Okay, I have to pause and rewind. I grew up in Russia, where chess was a spectator sport, almost (though not quite) what Hockey (I am intentionally capitalizing the “H”) is for Canadians. I probably first played chess with my father when I was five years old. I never took formal chess lessons. I played casually; I was never great at it, just an average intuitive player.
My son Jonah, who is now 19, started playing chess in kindergarten. Chess is something Jonah and I shared daily after dinner for years. In the beginning he enjoyed chess and participated in and won some tournaments. But he lost his love for the game after making the mistake of choosing a chess teacher who was wrong for him. (I wrote about this in the past.)
His teacher was a retired Russian engineer and ex-Moscow champion, a terrific human being who was not an appropriate pedagogue for an eleven-year-old. His teaching style was remarkably similar to that of many Soviet teachers I encountered as a kid (which is why I was never a good student in Russia but blossomed in the US). He knew his subject incredibly well; he was very efficient; and he would have been a great teacher for a self-confident adult. But not for an eleven-year-old child. He simply lacked kindness and playfulness.

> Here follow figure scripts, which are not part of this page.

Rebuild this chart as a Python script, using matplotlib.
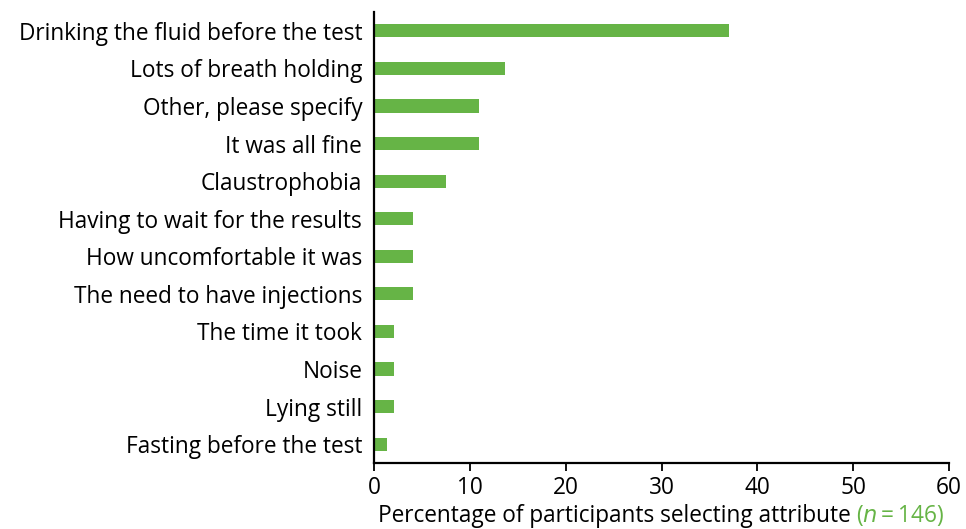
import numpy as np
import matplotlib
matplotlib.use("Agg")
from matplotlib import pyplot as plt

# Data (percent of 146 participants)
labels = ["Drinking the fluid before the test", "Lots of breath holding",
          "Other, please specify", "It was all fine", "Claustrophobia",
          "Having to wait for the results", "How uncomfortable it was",
          "The need to have injections", "The time it took", "Noise",
          "Lying still", "Fasting before the test"]
values = [37.0, 13.7, 11.0, 11.0, 7.5, 4.1, 4.1, 4.1, 2.1, 2.1, 2.1, 1.4]
xticks = [0, 10, 20, 30, 40, 50, 60]

green = "#66b446"
plt.rcParams['font.family'] = ['Open Sans', 'DejaVu Sans']
fs = 16.3

fig = plt.figure(figsize=(9.66, 5.29), dpi=100)
ax = fig.add_axes([374/966, 1 - 463/529, (949-374)/966, (463-12)/529])

y = np.arange(len(labels))
ax.barh(y, values, height=0.35, color=green)
ax.set_ylim(len(labels) - 0.5, -0.5)
ax.set_xlim(0, 60)
ax.set_xticks(xticks)
ax.set_yticks(y)
ax.set_yticklabels(labels, fontsize=fs)
ax.tick_params(axis='y', length=0, pad=8.5)
ax.tick_params(axis='x', labelsize=fs, length=6, width=1.3, pad=3)
for s in ["top", "right"]:
    ax.spines[s].set_visible(False)
for s in ["left", "bottom"]:
    ax.spines[s].set_linewidth(1.6)

# x label with green sample size
t1 = fig.text(0, 0, "Percentage of participants selecting attribute ", fontsize=fs,
              va='baseline')
t2 = fig.text(0, 0, "($\\it{n}$\u2009=\u2009146)", fontsize=fs, color=green,
              va='baseline')
fig.canvas.draw()
r = fig.canvas.get_renderer()
w1 = t1.get_window_extent(r).width
w2 = t2.get_window_extent(r).width
x0 = 661 - (w1 + w2) / 2
yb = 1 - 522 / 529
t1.set_position((x0 / 966, yb))
t2.set_position(((x0 + w1) / 966, yb))

fig.savefig("out.png", dpi=100)
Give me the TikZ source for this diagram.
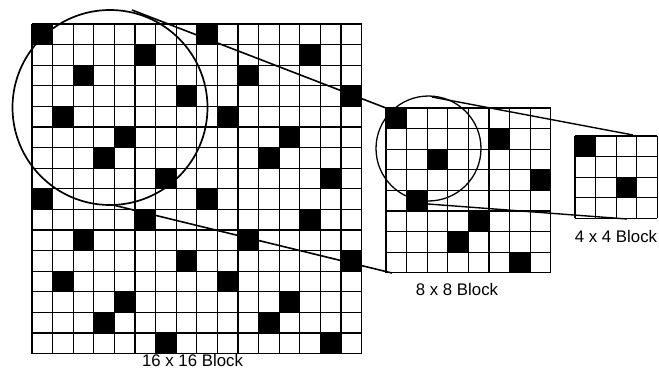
\documentclass[tikz,border=0pt]{standalone}
\usepackage{fontspec}
\setmainfont{Liberation Sans}
\begin{document}
\begin{tikzpicture}[x=1pt,y=-1pt,
  gridline/.style={line width=1.3pt,black},
  ring/.style={line width=1.7pt,black},
  zoomline/.style={line width=1.6pt,black},
  blocklabel/.style={font=\fontsize{16.8}{17}\selectfont,anchor=base,inner sep=0pt}]
\useasboundingbox (0,0) rectangle (659,369);
\fill[white] (0,0) rectangle (659,369);
\def\cs{20.6}
% ---- 16 x 16 block
\foreach \r/\c in {0/0,1/5,2/2,3/7,4/1,5/4,6/3,7/6} {
  \foreach \dr in {0,8} {
    \foreach \dc in {0,8} {
      \fill[black] (32+\c*\cs+\dc*\cs, 24+\r*\cs+\dr*\cs) rectangle ++(\cs,\cs);
    }
  }
}
\foreach \i in {0,...,16} {
  \draw[gridline] (32+\i*\cs,24) -- (32+\i*\cs,24+16*\cs);
  \draw[gridline] (32,24+\i*\cs) -- (32+16*\cs,24+\i*\cs);
}
% ---- 8 x 8 block
\foreach \r/\c in {0/0,1/5,2/2,3/7,4/1,5/4,6/3,7/6} {
  \fill[black] (386+\c*\cs, 108+\r*\cs) rectangle ++(\cs,\cs);
}
\foreach \i in {0,...,8} {
  \draw[gridline] (386+\i*\cs,108) -- (386+\i*\cs,108+8*\cs);
  \draw[gridline] (386,108+\i*\cs) -- (386+8*\cs,108+\i*\cs);
}
% ---- 4 x 4 block
\foreach \r/\c in {0/0,2/2} {
  \fill[black] (575+\c*\cs, 136+\r*\cs) rectangle ++(\cs,\cs);
}
\foreach \i in {0,...,4} {
  \draw[gridline] (575+\i*\cs,136) -- (575+\i*\cs,136+4*\cs);
  \draw[gridline] (575,136+\i*\cs) -- (575+4*\cs,136+\i*\cs);
}
% ---- circles
\node[circle,draw,ring,minimum size=195pt,inner sep=0pt] (bigring) at (110,107.5) {};
\node[circle,draw,ring,line width=1.3pt,minimum size=105pt,inner sep=0pt] (smallring) at (428.5,148.5) {};
% ---- connector ends
\coordinate (bu) at (132,10);
\coordinate (bl) at (113,205);
\coordinate (mu) at (386,108);
\coordinate (ml) at (392,273);
\coordinate (su) at (432,97);
\coordinate (sl) at (428,204);
\coordinate (fu) at (633,135);
\coordinate (fl) at (627,219);
\draw[zoomline] (bu) -- (mu);
\draw[zoomline] (bl) -- (ml);
\draw[zoomline,line width=1.4pt] (su) -- (fu);
\draw[zoomline,line width=1.4pt] (sl) -- (fl);
% ---- labels
\node[blocklabel] (lab16) at (192.5,366.5) {16 x 16 Block};
\node[blocklabel] (lab8) at (457,295) {8 x 8 Block};
\node[blocklabel] (lab4) at (616,242) {4 x 4 Block};
\end{tikzpicture}
\end{document}
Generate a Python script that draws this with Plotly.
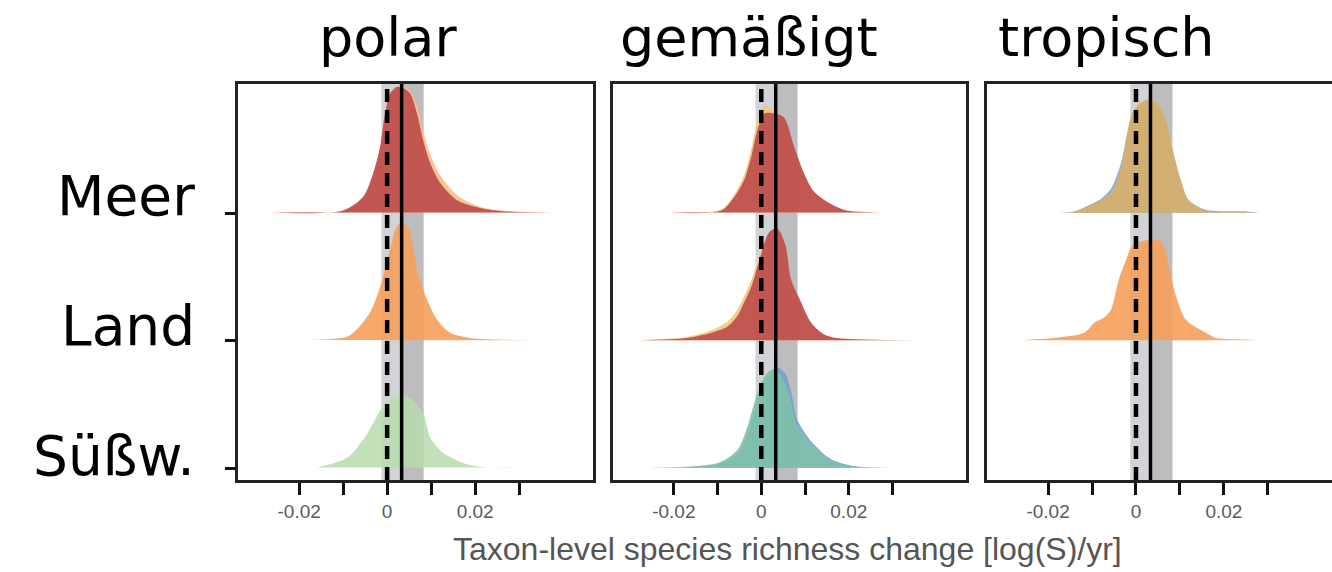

I realize now that his job was not just to teach Jonah chess but also to support and grow that little flame of love for chess my young son had. Jonah’s lessons lasted about two years. Even after he stopped taking lessons, he still played in tournaments; but his opponents progressed as they dedicated themselves to studying chess, while Jonah just showed up.
If you asked Jonah today, he’d tell you that the part he enjoyed about tournaments was not the matches themselves but the lunch break. I was the one taking him to the tournaments (my wife stayed home with our daughters). Jonah and I had this little tradition where we’d go to a Japanese fast-food restaurant, where I’d let him get Izzy (a bubbly soda drink), and then we’d top it off with a visit to Dairy Queen, which was next door. I tell you, all my kids’ best moments revolve around food. Though I have a feeling it was more than food; it was our spending time together.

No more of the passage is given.